July 1: Open interest rose by 5,816 contracts; December corn futures rose $0.005 per bushel.
July 2: Open interest rose 5,508; December corn fell $0.0925.
July 6: Open interest rose 2,168; December corn fell $0.40.
July 7: Open interest fell 5,388; December corn fell $0.0875.
July 8: Open interest fell 144; December corn fell $0.0725.
July 9: Open interest rose 4,089; December corn fell $0.0675.
July 12: Open interest rose 958; December corn rose $0.16.
Of course, on a day when open interest rises by 958 contracts, those fresh purchases aren't the only thing that's going on. Actually, on July 12, the trading volume in the December corn futures contract was a pretty huge 151,390 contracts, so in order for the contract's open interest to rise by 958 that day, traders must have bought 76,174 long December corn contracts and also sold 75,216 short December corn contracts. Or -- and this is an equally possible way to make open interest rise -- traders could sell 76,174 shorts and buy 75,216 longs. Either way, open interest would rise.
That's clearly what's been happening during some of these recent trading sessions when prices fall yet there's no net selloff in open interest. Last week's Tuesday session was the poster child: a better weather forecast and a limit-down session, but money was apparently flowing into the new-crop corn market, not out of it. Open interest in the December contract rose that day by 2,168 contracts, meaning there was a big flood of short-selling interest overwhelming the volume of any long liquidation from disappointed market bulls.

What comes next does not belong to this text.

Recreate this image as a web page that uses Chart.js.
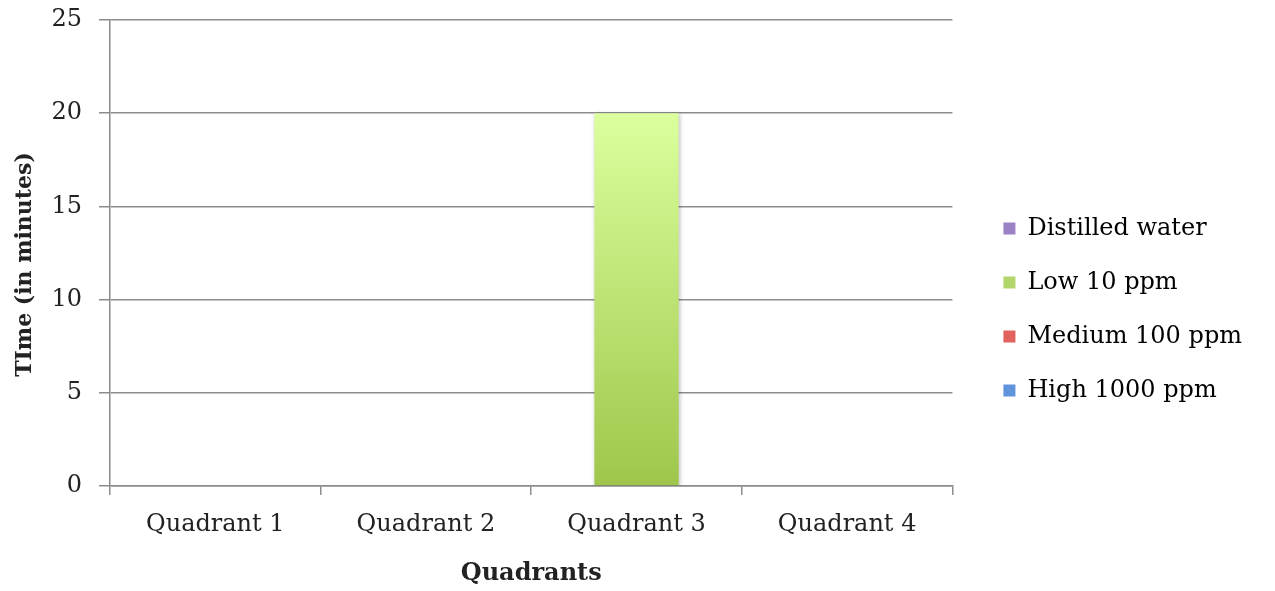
<!DOCTYPE html>
<html>
<head>
<meta charset="utf-8">
<script src="https://cdn.jsdelivr.net/npm/chart.js@4/dist/chart.umd.min.js"></script>
<style>
html,body{margin:0;padding:0;background:#fff;}
#wrap{width:1275px;height:591px;position:relative;}
</style>
</head>
<body>
<div id="wrap"><canvas id="c" width="1275" height="591"></canvas></div>
<script>
const categories = ['Quadrant 1', 'Quadrant 2', 'Quadrant 3', 'Quadrant 4'];
const seriesNames = ['Distilled water', 'Low 10 ppm', 'Medium 100 ppm', 'High 1000 ppm'];
const distilledWater = [0, 0, 0, 0];
const low10 = [0, 0, 20, 0];
const medium100 = [0, 0, 0, 0];
const high1000 = [0, 0, 0, 0];
const yTicks = [0, 5, 10, 15, 20, 25];

const colorsTop = ['#b7a3d9', '#dbff9d', '#f08b86', '#8db4ec'];
const colorsBottom = ['#7d62a8', '#9fc64b', '#c8403c', '#4a7fcb'];
const legendColors = ['#9a82c4', '#b3d66c', '#e2625d', '#5f93dc'];
const valueArrays = [distilledWater, low10, medium100, high1000];

function grad(i) {
  return function(ctx) {
    const chart = ctx.chart;
    const area = chart.chartArea;
    if (!area || ctx.type !== 'data') return colorsBottom[i];
    const ys = chart.scales.y;
    const top = ys.getPixelForValue(valueArrays[i][ctx.dataIndex]);
    const base = ys.getPixelForValue(0);
    if (!Number.isFinite(top) || !Number.isFinite(base) || top === base) return colorsBottom[i];
    const g = chart.ctx.createLinearGradient(0, top, 0, base);
    g.addColorStop(0, colorsTop[i]);
    g.addColorStop(1, colorsBottom[i]);
    return g;
  };
}

const serif = '"DejaVu Serif", serif';

const shadowPlugin = {
  id: 'barShadow',
  beforeDatasetsDraw(chart) {
    chart.ctx.save();
    chart.ctx.shadowColor = 'rgba(0,0,0,0.25)';
    chart.ctx.shadowBlur = 4;
    chart.ctx.shadowOffsetX = 1;
    chart.ctx.shadowOffsetY = 1;
  },
  afterDatasetsDraw(chart) {
    chart.ctx.restore();
  }
};

// move the legend a little away from the plot, as in the reference
const legendShift = {
  id: 'legendShift',
  afterLayout(chart) {
    const lg = chart.legend;
    if (!lg) return;
    lg.left += 21; lg.right += 21;
    lg.top += 5; lg.bottom += 5;
  }
};

new Chart(document.getElementById('c'), {
  type: 'bar',
  data: {
    labels: categories,
    datasets: seriesNames.map((name, i) => ({
      label: name,
      data: valueArrays[i],
      backgroundColor: grad(i),
      borderWidth: 0
    }))
  },
  options: {
    responsive: false,
    animation: false,
    layout: { padding: { top: 20, right: 44, bottom: 2, left: 12 } },
    datasets: { bar: { categoryPercentage: 0.8, barPercentage: 0.5 } },
    scales: {
      x: {
        stacked: true,
        afterFit(axis) { axis.height = 103; axis.paddingLeft = 0; axis.paddingRight = 0; },
        grid: { offset: true, drawOnChartArea: false, drawTicks: true, tickLength: 9, color: '#8c8c8c', lineWidth: 1.5 },
        border: { color: '#8c8c8c', width: 1.5 },
        ticks: { color: '#222', font: { family: serif, size: 24 }, padding: 15 },
        title: { display: true, text: 'Quadrants', color: '#222', font: { family: serif, size: 24, weight: 'bold' }, padding: { top: 0, bottom: 1 } }
      },
      y: {
        stacked: true,
        min: 0, max: 25,
        afterBuildTicks(axis) { axis.ticks = yTicks.map(v => ({ value: v })); },
        afterFit(axis) { axis.width = 98; axis.paddingTop = 0; axis.paddingBottom = 0; },
        grid: { color: '#8c8c8c', lineWidth: 1.5, tickLength: 11 },
        border: { color: '#8c8c8c', width: 1.5 },
        ticks: { color: '#222', font: { family: serif, size: 24 }, padding: 17 },
        title: { display: true, text: 'TIme (in minutes)   ', color: '#222', font: { family: serif, size: 22, weight: 'bold' }, padding: { top: 0, bottom: 0 } }
      }
    },
    plugins: {
      legend: {
        position: 'right',
        align: 'center',
        labels: {
          color: '#111',
          font: { family: serif, size: 24 },
          boxWidth: 12, boxHeight: 12,
          padding: 30,
          generateLabels(chart) {
            return seriesNames.map((n, i) => ({
              text: n, fillStyle: legendColors[i], strokeStyle: legendColors[i], lineWidth: 0,
              datasetIndex: i, hidden: false
            }));
          }
        }
      },
      tooltip: { enabled: false }
    }
  },
  plugins: [shadowPlugin, legendShift]
});
</script>
</body>
</html>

Note that short sellers could, theoretically, be bona-fide farmer hedgers selling short new-crop futures contracts to lock in a price for physical bushels that will be harvested this fall, made newly confident by the recent bout of rain. However, it doesn't seem like that's who's been doing most of the selling. By the time the weekly Commitments of Traders report included the activity from Tuesday, July 6, the bona-fide "Producer/Merchant/Processor/User" segment of the market had actually closed out over 22,000 of their previous short positions. Instead, it was everyone's favorite villains -- the "Managed Money" segment (hedge funds and Commodity Trading Advisers and other proprietary traders) -- who were pouring new bearish money into the corn market. They accumulated more than 14,000 fresh short positions in the market during the week leading up to July 6 (for all delivery timeframes, not just the December contract) and they simultaneously liquidated 6,860 old long positions, both of which are activities that pressure prices lower.
The takeaway seems to be that the corn market's speculators are perfectly willing to short sell futures contracts when prices are already rich (around $6 per bushel at the start of July) and the weather forecast turns slightly favorable. They may not be looking at the previous stress to the plants from the widespread drought conditions leading up to last week's weather, and they don't seem to be any more worried about yield problems than the USDA is, which so far kept its 2021 U.S. corn yield projection at 179.5 bushels per acre in the July supply and demand table. The rest of us out here in corn country may have a different view, a more bullish view, and that view may or may not ultimately be justified months from now, especially if the precipitation doesn't keep coming. But for now, downward pressure -- from both long liquidation and fresh short selling -- may be capable of outweighing the influence of any market bulls.